------ Raw data
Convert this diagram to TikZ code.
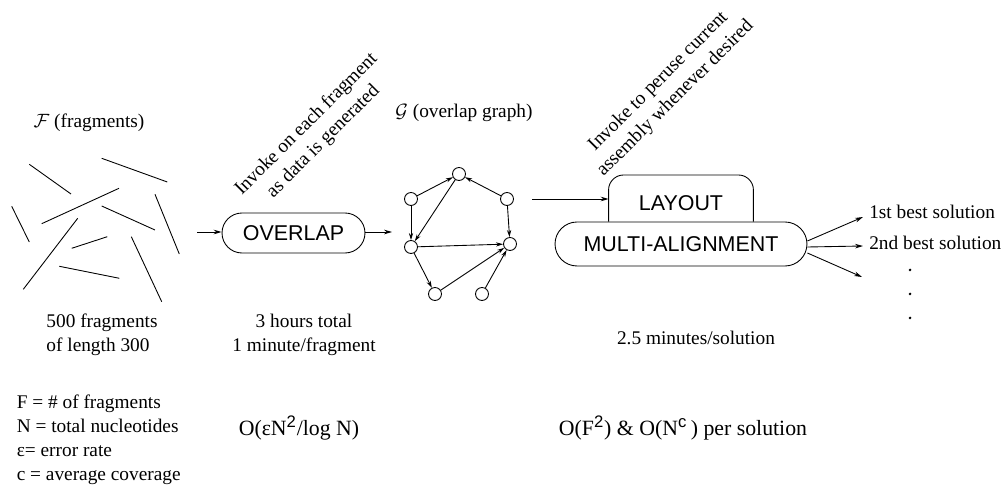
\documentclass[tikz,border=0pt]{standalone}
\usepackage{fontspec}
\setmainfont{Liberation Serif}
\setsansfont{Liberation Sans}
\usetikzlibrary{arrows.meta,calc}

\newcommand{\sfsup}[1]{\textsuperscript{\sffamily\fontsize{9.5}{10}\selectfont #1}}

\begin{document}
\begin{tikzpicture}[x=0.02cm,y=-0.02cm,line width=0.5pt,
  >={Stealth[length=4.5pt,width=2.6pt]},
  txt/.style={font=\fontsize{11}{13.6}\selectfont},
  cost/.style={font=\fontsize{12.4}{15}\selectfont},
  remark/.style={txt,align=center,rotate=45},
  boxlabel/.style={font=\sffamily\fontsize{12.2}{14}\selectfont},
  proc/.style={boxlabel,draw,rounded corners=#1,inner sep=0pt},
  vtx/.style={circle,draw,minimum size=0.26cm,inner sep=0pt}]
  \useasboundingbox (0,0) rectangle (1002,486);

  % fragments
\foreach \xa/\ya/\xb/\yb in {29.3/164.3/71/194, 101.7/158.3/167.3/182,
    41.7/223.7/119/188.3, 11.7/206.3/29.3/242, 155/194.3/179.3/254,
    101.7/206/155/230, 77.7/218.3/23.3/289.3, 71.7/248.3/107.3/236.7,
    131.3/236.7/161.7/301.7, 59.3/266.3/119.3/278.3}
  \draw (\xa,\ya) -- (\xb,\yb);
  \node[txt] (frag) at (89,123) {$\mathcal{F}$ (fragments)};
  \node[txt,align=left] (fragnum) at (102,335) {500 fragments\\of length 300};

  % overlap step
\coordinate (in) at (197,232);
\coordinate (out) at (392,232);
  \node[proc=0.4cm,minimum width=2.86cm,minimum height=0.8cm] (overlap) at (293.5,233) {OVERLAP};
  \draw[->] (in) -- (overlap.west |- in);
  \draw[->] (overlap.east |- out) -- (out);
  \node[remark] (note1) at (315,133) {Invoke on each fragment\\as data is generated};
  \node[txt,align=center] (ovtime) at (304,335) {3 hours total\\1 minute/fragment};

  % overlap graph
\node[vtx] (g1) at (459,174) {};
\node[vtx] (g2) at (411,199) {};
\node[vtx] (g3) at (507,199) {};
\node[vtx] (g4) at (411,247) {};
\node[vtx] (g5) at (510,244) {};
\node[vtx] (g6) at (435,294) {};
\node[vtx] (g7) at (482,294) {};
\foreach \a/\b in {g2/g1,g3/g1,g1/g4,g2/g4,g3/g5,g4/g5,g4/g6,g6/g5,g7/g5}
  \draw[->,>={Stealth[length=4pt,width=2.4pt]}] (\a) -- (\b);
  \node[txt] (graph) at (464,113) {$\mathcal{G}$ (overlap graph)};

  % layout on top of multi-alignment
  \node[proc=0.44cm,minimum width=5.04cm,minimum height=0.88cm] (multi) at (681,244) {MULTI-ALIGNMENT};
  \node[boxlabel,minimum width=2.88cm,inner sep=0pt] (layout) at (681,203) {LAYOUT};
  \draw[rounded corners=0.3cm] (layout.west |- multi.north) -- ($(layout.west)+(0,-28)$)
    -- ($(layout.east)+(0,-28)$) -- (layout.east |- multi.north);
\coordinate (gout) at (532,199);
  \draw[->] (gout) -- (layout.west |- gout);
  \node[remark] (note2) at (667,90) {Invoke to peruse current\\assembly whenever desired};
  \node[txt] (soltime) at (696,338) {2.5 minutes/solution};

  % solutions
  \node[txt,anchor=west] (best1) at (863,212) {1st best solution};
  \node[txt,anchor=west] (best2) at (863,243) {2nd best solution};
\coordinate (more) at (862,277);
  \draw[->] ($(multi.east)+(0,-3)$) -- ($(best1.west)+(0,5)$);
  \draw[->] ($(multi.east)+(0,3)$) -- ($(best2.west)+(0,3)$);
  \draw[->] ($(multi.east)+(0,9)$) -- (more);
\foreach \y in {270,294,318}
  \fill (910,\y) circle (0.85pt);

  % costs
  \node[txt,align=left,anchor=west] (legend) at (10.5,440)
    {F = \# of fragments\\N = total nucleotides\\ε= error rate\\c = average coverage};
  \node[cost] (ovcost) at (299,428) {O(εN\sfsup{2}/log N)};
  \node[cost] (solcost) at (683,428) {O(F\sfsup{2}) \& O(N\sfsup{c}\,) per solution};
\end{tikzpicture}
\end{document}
------------
Make an exact copy of the data above, pictures excluded.

» **Right answer**:
Convert this diagram to TikZ code.
\documentclass[tikz,border=0pt]{standalone}
\usepackage{fontspec}
\setmainfont{Liberation Serif}
\setsansfont{Liberation Sans}
\usetikzlibrary{arrows.meta,calc}

\newcommand{\sfsup}[1]{\textsuperscript{\sffamily\fontsize{9.5}{10}\selectfont #1}}

\begin{document}
\begin{tikzpicture}[x=0.02cm,y=-0.02cm,line width=0.5pt,
  >={Stealth[length=4.5pt,width=2.6pt]},
  txt/.style={font=\fontsize{11}{13.6}\selectfont},
  cost/.style={font=\fontsize{12.4}{15}\selectfont},
  remark/.style={txt,align=center,rotate=45},
  boxlabel/.style={font=\sffamily\fontsize{12.2}{14}\selectfont},
  proc/.style={boxlabel,draw,rounded corners=#1,inner sep=0pt},
  vtx/.style={circle,draw,minimum size=0.26cm,inner sep=0pt}]
  \useasboundingbox (0,0) rectangle (1002,486);

  % fragments
\foreach \xa/\ya/\xb/\yb in {29.3/164.3/71/194, 101.7/158.3/167.3/182,
    41.7/223.7/119/188.3, 11.7/206.3/29.3/242, 155/194.3/179.3/254,
    101.7/206/155/230, 77.7/218.3/23.3/289.3, 71.7/248.3/107.3/236.7,
    131.3/236.7/161.7/301.7, 59.3/266.3/119.3/278.3}
  \draw (\xa,\ya) -- (\xb,\yb);
  \node[txt] (frag) at (89,123) {$\mathcal{F}$ (fragments)};
  \node[txt,align=left] (fragnum) at (102,335) {500 fragments\\of length 300};

  % overlap step
\coordinate (in) at (197,232);
\coordinate (out) at (392,232);
  \node[proc=0.4cm,minimum width=2.86cm,minimum height=0.8cm] (overlap) at (293.5,233) {OVERLAP};
  \draw[->] (in) -- (overlap.west |- in);
  \draw[->] (overlap.east |- out) -- (out);
  \node[remark] (note1) at (315,133) {Invoke on each fragment\\as data is generated};
  \node[txt,align=center] (ovtime) at (304,335) {3 hours total\\1 minute/fragment};

  % overlap graph
\node[vtx] (g1) at (459,174) {};
\node[vtx] (g2) at (411,199) {};
\node[vtx] (g3) at (507,199) {};
\node[vtx] (g4) at (411,247) {};
\node[vtx] (g5) at (510,244) {};
\node[vtx] (g6) at (435,294) {};
\node[vtx] (g7) at (482,294) {};
\foreach \a/\b in {g2/g1,g3/g1,g1/g4,g2/g4,g3/g5,g4/g5,g4/g6,g6/g5,g7/g5}
  \draw[->,>={Stealth[length=4pt,width=2.4pt]}] (\a) -- (\b);
  \node[txt] (graph) at (464,113) {$\mathcal{G}$ (overlap graph)};

  % layout on top of multi-alignment
  \node[proc=0.44cm,minimum width=5.04cm,minimum height=0.88cm] (multi) at (681,244) {MULTI-ALIGNMENT};
  \node[boxlabel,minimum width=2.88cm,inner sep=0pt] (layout) at (681,203) {LAYOUT};
  \draw[rounded corners=0.3cm] (layout.west |- multi.north) -- ($(layout.west)+(0,-28)$)
    -- ($(layout.east)+(0,-28)$) -- (layout.east |- multi.north);
\coordinate (gout) at (532,199);
  \draw[->] (gout) -- (layout.west |- gout);
  \node[remark] (note2) at (667,90) {Invoke to peruse current\\assembly whenever desired};
  \node[txt] (soltime) at (696,338) {2.5 minutes/solution};

  % solutions
  \node[txt,anchor=west] (best1) at (863,212) {1st best solution};
  \node[txt,anchor=west] (best2) at (863,243) {2nd best solution};
\coordinate (more) at (862,277);
  \draw[->] ($(multi.east)+(0,-3)$) -- ($(best1.west)+(0,5)$);
  \draw[->] ($(multi.east)+(0,3)$) -- ($(best2.west)+(0,3)$);
  \draw[->] ($(multi.east)+(0,9)$) -- (more);
\foreach \y in {270,294,318}
  \fill (910,\y) circle (0.85pt);

  % costs
  \node[txt,align=left,anchor=west] (legend) at (10.5,440)
    {F = \# of fragments\\N = total nucleotides\\ε= error rate\\c = average coverage};
  \node[cost] (ovcost) at (299,428) {O(εN\sfsup{2}/log N)};
  \node[cost] (solcost) at (683,428) {O(F\sfsup{2}) \& O(N\sfsup{c}\,) per solution};
\end{tikzpicture}
\end{document}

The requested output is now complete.